Consider the progression of maps in Metroid games. The original Metroid had no
map whatsoever. Super Metroid had an automatic map which recorded the
locations you'd seen, to help you find your way around and see what you'd
explored; that also gave you a vague idea of the size of the world. Metroid
Prime had an automap, together with an optional hint system that reminded you
of your next major objective _if_ you wandered around for too long without
doing anything; however, the hint system wouldn't lead you to 100% of items,
just the main required upgrades and objectives. Metroid Fusion put the whole
game on rails, so you could almost never wander off course, though still had
to poke around a bit if you wanted 100% completion.
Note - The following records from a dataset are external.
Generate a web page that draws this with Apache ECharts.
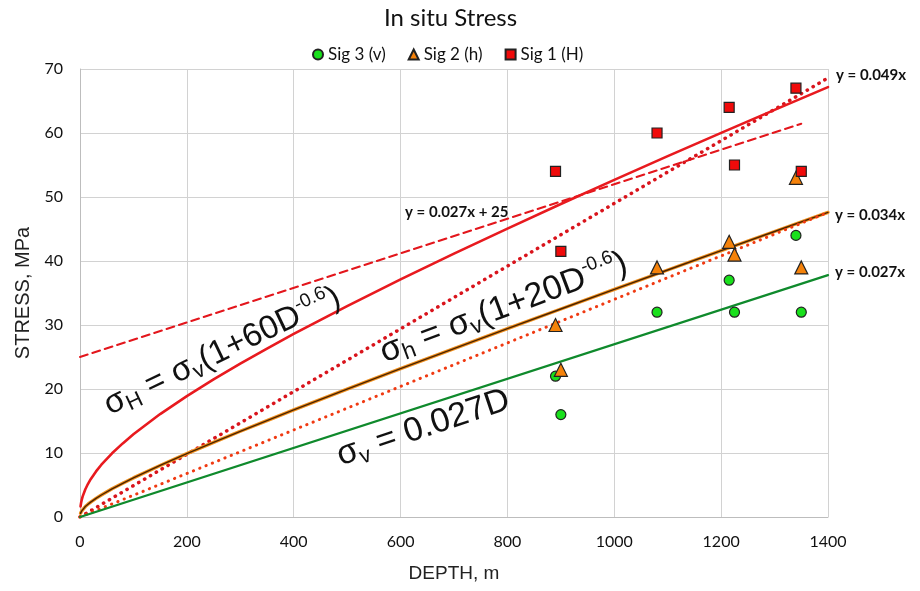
<!DOCTYPE html>
<html><head><meta charset="utf-8">
<script src="https://cdn.jsdelivr.net/npm/echarts@6/dist/echarts.min.js"></script>
<style>html,body{margin:0;padding:0;background:#fff}#c{width:920px;height:591px}</style>
</head><body><div id="c"></div><script>
// measured points
const depthSamples = [890, 900, 1080, 1215, 1225, 1340, 1350];
const sig3 = [22, 16, 32, 37, 32, 44, 32];
const sig2 = [30, 23, 39, 43, 41, 53, 39];
const sig1 = [54, 41.5, 60, 64, 55, 67, 54];
// curves
const curveDepths = [1, 2, 3, 5, 10, 15, 20, 30, 40, 60, 80, 100, 150, 200, 250, 300, 350, 400, 500, 600, 700, 800, 900, 1000, 1100, 1200, 1300, 1400];
const sigmaHcurve = [1.65, 2.19, 2.59, 3.22, 4.34, 5.19, 5.91, 7.12, 8.17, 9.95, 11.50, 12.92, 16.08, 18.89, 21.5, 23.97, 26.32, 28.6, 32.95, 37.13, 41.15, 45.07, 48.91, 52.68, 56.38, 60.02, 63.62, 67.17];
const sigmahcurve = [0.57, 0.77, 0.92, 1.16, 1.63, 2.0, 2.33, 2.91, 3.44, 4.40, 5.27, 6.11, 8.06, 9.90, 11.66, 13.39, 15.07, 16.73, 19.98, 23.18, 26.32, 29.42, 32.50, 35.56, 38.59, 41.61, 44.61, 47.59];
// straight lines (end points)
const sigmaVline = [[0, 0], [1400, 37.8]];
const fit049 = [[0, 0], [1400, 68.6]];
const fit034 = [[0, 0], [1400, 47.6]];
const fitDashed = [[0, 25], [1350, 61.45]];
const xMax = 1400, xStep = 200, yMax = 70, yStep = 10;

const pairs = (xs, ys) => xs.map((x, i) => [x, ys[i]]);
const dot = [0.3, 6.5];
const chart = echarts.init(document.getElementById('c'));
const F = 'Lato, "Open Sans", sans-serif';
const A = '"Liberation Sans", Arial, sans-serif';
function lineS(data, color, width, type) {
  return {type: 'line', data: data, symbol: 'none', silent: true, smooth: false,
    lineStyle: {color: color, width: width, type: type || 'solid', cap: 'round', join: 'round'}};
}
function eqText(x, y, deg, txt, size, sub, sup) {
  const r = {
    m: {fontSize: size, fontFamily: A, fill: '#111', lineHeight: Math.round(size * 1.15)},
    s: {fontSize: sub, fontFamily: A, fill: '#111', lineHeight: Math.round(sub * 0.7), verticalAlign: 'bottom'},
    p: {fontSize: sup, fontFamily: A, fill: '#111', lineHeight: Math.round(sup * 0.7), verticalAlign: 'top'}
  };
  return {type: 'text', x: x, y: y, rotation: deg * Math.PI / 180, z: 50,
    style: {text: txt, rich: r, textAlign: 'left', textVerticalAlign: 'bottom'}};
}
function smallText(x, y, txt) {
  return {type: 'text', x: x, y: y, z: 50,
    style: {text: txt, fill: '#111', font: 'bold 15px ' + F, textAlign: 'left', textVerticalAlign: 'middle'}};
}
chart.setOption({
  animation: false,
  backgroundColor: '#fff',
  title: {text: 'In situ Stress', left: 379, top: 1,
    textStyle: {fontFamily: F, fontSize: 24, fontWeight: 'normal', color: '#111'}},
  legend: {top: 41, left: 307, itemGap: 22, itemWidth: 10, itemHeight: 10,
    data: ['Sig 3 (v)', 'Sig 2 (h)', 'Sig 1 (H)'],
    textStyle: {fontFamily: F, fontSize: 17, color: '#111'}},
  grid: {left: 80, right: 92, top: 69, bottom: 74},
  xAxis: {type: 'value', min: 0, max: xMax, interval: xStep,
    name: 'DEPTH, m', nameLocation: 'middle', nameGap: 47,
    nameTextStyle: {fontFamily: A, fontSize: 19, color: '#222'},
    axisLine: {lineStyle: {color: '#bdbdbd'}}, axisTick: {show: false},
    axisLabel: {fontFamily: F, fontSize: 16, color: '#111', margin: 17, formatter: v => String(v)},
    splitLine: {lineStyle: {color: '#d2d2d2'}}},
  yAxis: {type: 'value', min: 0, max: yMax, interval: yStep,
    name: 'STRESS, MPa', nameLocation: 'middle', nameGap: 45,
    nameTextStyle: {fontFamily: A, fontSize: 20, color: '#222'},
    axisLine: {show: true, lineStyle: {color: '#bdbdbd'}}, axisTick: {show: false},
    axisLabel: {fontFamily: F, fontSize: 16, color: '#111', margin: 17},
    splitLine: {lineStyle: {color: '#d2d2d2'}}},
  series: [
    lineS(fitDashed, '#e3161c', 2, [8, 5]),
    lineS(fit049, '#d9141c', 3.5, dot),
    lineS(pairs(curveDepths, sigmaHcurve), '#e81a1f', 2.6),
    lineS(pairs(curveDepths, sigmahcurve), '#f0901e', 3.4),
    lineS(pairs(curveDepths, sigmahcurve), '#4a2300', 1.4),
    lineS(fit034, '#f03a12', 3, dot),
    lineS(sigmaVline, '#0f8a2c', 2.2),
    {name: 'Sig 3 (v)', type: 'scatter', data: pairs(depthSamples, sig3), symbol: 'circle', symbolSize: 10, z: 10,
      itemStyle: {color: '#19e01c', borderColor: '#222', borderWidth: 1.2, opacity: 1}},
    {name: 'Sig 2 (h)', type: 'scatter', data: pairs(depthSamples, sig2), symbol: 'triangle', symbolSize: 13, z: 10,
      itemStyle: {color: '#f5820a', borderColor: '#222', borderWidth: 1.2, opacity: 1}},
    {name: 'Sig 1 (H)', type: 'scatter', data: pairs(depthSamples, sig1), symbol: 'rect', symbolSize: 10, z: 10,
      itemStyle: {color: '#f00a0a', borderColor: '#222', borderWidth: 1.2, opacity: 1}}
  ],
  graphic: [
    eqText(114, 424, 25.5, '{m|σ}{s|H}{m| = σ}{s|v}{m|(1+60D}{p|-0.6}{m|)}', 33, 22, 19),
    eqText(388, 372, 20.5, '{m|σ}{s|h}{m| = σ}{s|v}{m|(1+20D}{p|-0.6}{m|)}', 34, 23, 19),
    eqText(344, 475, 18.5, '{m|σ}{s|v}{m| = 0.027D}', 34, 22, 18),
    smallText(836, 75, 'y = 0.049x'),
    smallText(835, 215, 'y = 0.034x'),
    smallText(835, 272, 'y = 0.027x'),
    smallText(405, 212, 'y = 0.027x + 25')
  ]
});
</script></body></html>
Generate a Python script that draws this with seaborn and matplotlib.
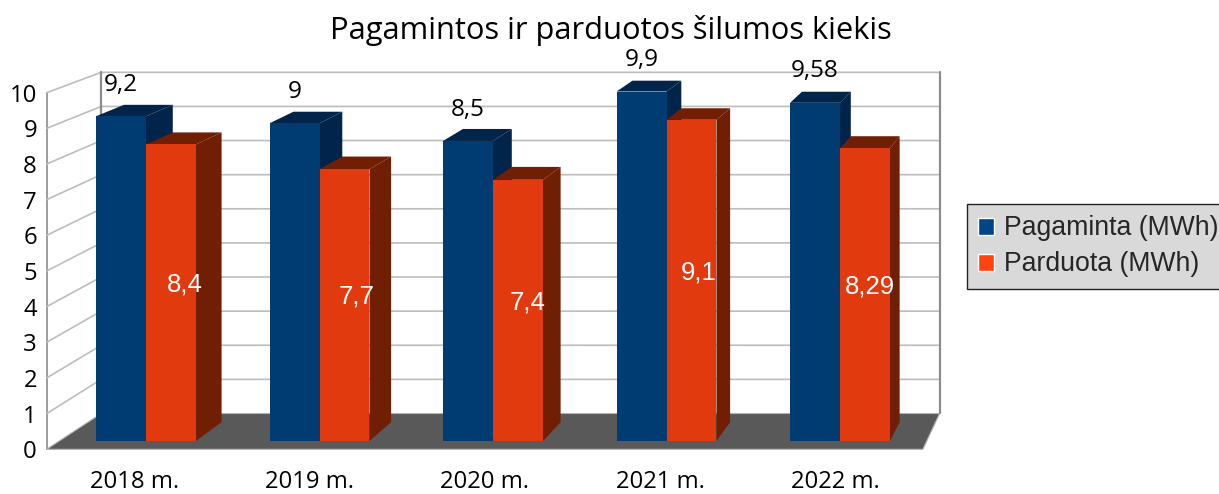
import numpy as np
import pandas as pd
import matplotlib
matplotlib.use("Agg")
import matplotlib.pyplot as plt
import seaborn as sns
from matplotlib.patches import Patch, Polygon

# === DATA ===
metai = ["2018 m.", "2019 m.", "2020 m.", "2021 m.", "2022 m."]
pagaminta = [9.2, 9, 8.5, 9.9, 9.58]
parduota = [8.4, 7.7, 7.4, 9.1, 8.29]
serijos = ["Pagaminta (MWh)", "Parduota (MWh)"]
y_ticks = list(range(11))

W, H = 1219, 494

# === 3D LOOK: scale around a vanishing point (pixels) ===
VP_X, VP_Y = 1310, -380
S_AXIS = 1.0101   # plane with the axis labels
S_BAR_BACK = 0.977
S_WALL = 0.9665

# bar front plane in pixels
PX_L, PX_R, PX_T, PX_B = 59.25, 926.75, 88, 441


def fig_rect(left, right, top, bottom):
    return [left / W, 1 - bottom / H, (right - left) / W, (bottom - top) / H]


def scaled(px, s, v):
    return v + (px - v) * s


sns.set_theme(style="white")
plt.rcParams["font.family"] = ["Open Sans", "DejaVu Sans"]

df = pd.DataFrame({
    "Metai": metai * 2,
    "Serija": [serijos[0]] * 5 + [serijos[1]] * 5,
    "MWh": pagaminta + parduota,
})

fig = plt.figure(figsize=(W / 100, H / 100), dpi=100, facecolor="white")

# axis plane: real ticks and labels
ax_wall = fig.add_axes(fig_rect(scaled(PX_L, S_AXIS, VP_X), scaled(PX_R, S_AXIS, VP_X),
                                scaled(PX_T, S_AXIS, VP_Y), scaled(PX_B, S_AXIS, VP_Y)), zorder=1)
ax = fig.add_axes(fig_rect(PX_L, PX_R, PX_T, PX_B), zorder=2)

sns.barplot(data=df, x="Metai", y="MWh", hue="Serija", hue_order=serijos, order=metai,
            palette=["#003c71", "#e03a0e"], width=0.576, gap=0, saturation=1,
            legend=False, ax=ax, linewidth=0)
ax.set_xlim(-0.5, 4.5)
ax.set_ylim(0, 10)
ax.set_axis_off()

# vanishing point in data units of the bar plane
vx = -0.5 + 5 * (VP_X - PX_L) / (PX_R - PX_L)
vy = 10 * (PX_B - VP_Y) / (PX_B - PX_T)


def back(x, y, s):
    return (vx + (x - vx) * s, vy + (y - vy) * s)


# === WALLS AND FLOOR ===
ax.add_patch(Polygon([back(-0.5, 0, S_AXIS), back(4.5, 0, S_AXIS), back(4.5, 0, S_WALL), back(-0.5, 0, S_WALL)],
                     closed=True, facecolor="#595959", edgecolor="#b3b3b3", linewidth=0.8,
                     clip_on=False, zorder=0.6))
for t in y_ticks[1:]:
    pts = [back(-0.5, t, S_AXIS), back(-0.5, t, S_WALL), back(4.5, t, S_WALL)]
    ax.plot(*zip(*pts), color="#bdbdbd", linewidth=1.2, clip_on=False, zorder=0.5)
for x0 in [-0.5, 4.5]:
    pts = [back(x0, 0, S_WALL), back(x0, 10, S_WALL)]
    ax.plot(*zip(*pts), color="#8c8c8c", linewidth=1.6, clip_on=False, zorder=0.7)

# === BAR SIDES ===
shades = ["#00244a", "#701e04"]
for i, container in enumerate(ax.containers):
    for bar in container:
        x0 = bar.get_x()
        x1 = x0 + bar.get_width()
        h = bar.get_height()
        side = [(x1, 0), (x1, h), back(x1, h, S_BAR_BACK), back(x1, 0, S_BAR_BACK)]
        top = [(x0, h), (x1, h), back(x1, h, S_BAR_BACK), back(x0, h, S_BAR_BACK)]
        ax.add_patch(Polygon(side, closed=True, facecolor=shades[i], linewidth=0, clip_on=False, zorder=2 + 2 * i))
        ax.add_patch(Polygon(top, closed=True, facecolor=shades[i], linewidth=0, clip_on=False, zorder=2 + 2 * i))
        bar.set_zorder(3 + 2 * i)
        bar.set_clip_on(False)

# === VALUE LABELS ===
ax.bar_label(ax.containers[0], labels=[str(v).replace(".", ",") for v in pagaminta],
             padding=14, fontsize=17.5, color="black", zorder=8, clip_on=False)
for bar, v in zip(ax.containers[1], parduota):
    lx, ly = back(bar.get_x() + bar.get_width() / 2, v / 2, 0.988)
    ax.text(lx, ly, str(v).replace(".", ","), color="white", fontsize=18.5,
            family="Liberation Sans", ha="center", va="center", zorder=8)

# === AXIS PLANE ===
ax_wall.set_xlim(-0.5, 4.5)
ax_wall.set_ylim(0, 10)
ax_wall.set_xticks(range(len(metai)), metai)
ax_wall.set_yticks(y_ticks)
ax_wall.tick_params(axis="x", length=0, pad=15, labelsize=17.2, colors="black")
ax_wall.tick_params(axis="y", length=0, pad=7, labelsize=17.2, colors="black")
for name, spine in ax_wall.spines.items():
    spine.set_visible(name == "left")
ax_wall.spines["left"].set_color("#8c8c8c")
ax_wall.spines["left"].set_linewidth(1.2)
ax_wall.patch.set_visible(False)

# === TITLE AND LEGEND ===
fig.text(611 / W, 1 - 30 / H, "Pagamintos ir parduotos šilumos kiekis",
         ha="center", va="center", fontsize=22.2, color="black")

handles = [Patch(facecolor="#004586", label=serijos[0]), Patch(facecolor="#ff420e", label=serijos[1])]
leg = fig.legend(handles=handles, loc="upper left", bbox_to_anchor=(967 / W, 1 - 204 / H),
                 borderaxespad=0, fancybox=False, framealpha=1, facecolor="#d9d9d9", edgecolor="#222222",
                 handlelength=0.6, handleheight=0.6, handletextpad=0.34, borderpad=0.43, labelspacing=0.375,
                 prop={"family": "Liberation Sans", "size": 19.2})
leg.get_frame().set_linewidth(1)

fig.savefig("out.png", dpi=100)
A similar progression occurred in the Zelda series. The original didn't even
tell you where to find dungeons or how to get inside when you did. Link to the
Past marked major objectives on the map. The first few 3D Zelda games (Ocarina
of Time and Majora's Mask) had a map with major objectives plus an optional
hint system if you forget where to go. The two Wii titles so far have
introduced increasingly long tutorial segments (but at least they have plot),
increasingly invasive hint systems that you can't ignore or disable, and
constant reminders about established game mechanics. (That doesn't make them
_bad_ games, and they still have enough exploration and puzzles to provide a
pile of fun, but the hints and reminders got obnoxious and patronizing very
quickly.)

In both cases, I think the "automap with optional hints" approach seems like
the right balance, while "forced hints and reminders" goes too far.

I don't pine for the days when games introduced huge artificial difficulty by
forcing you to wander around until you guessed what to do; I just don't games
to drag me through the whole way without even a "shut up" option.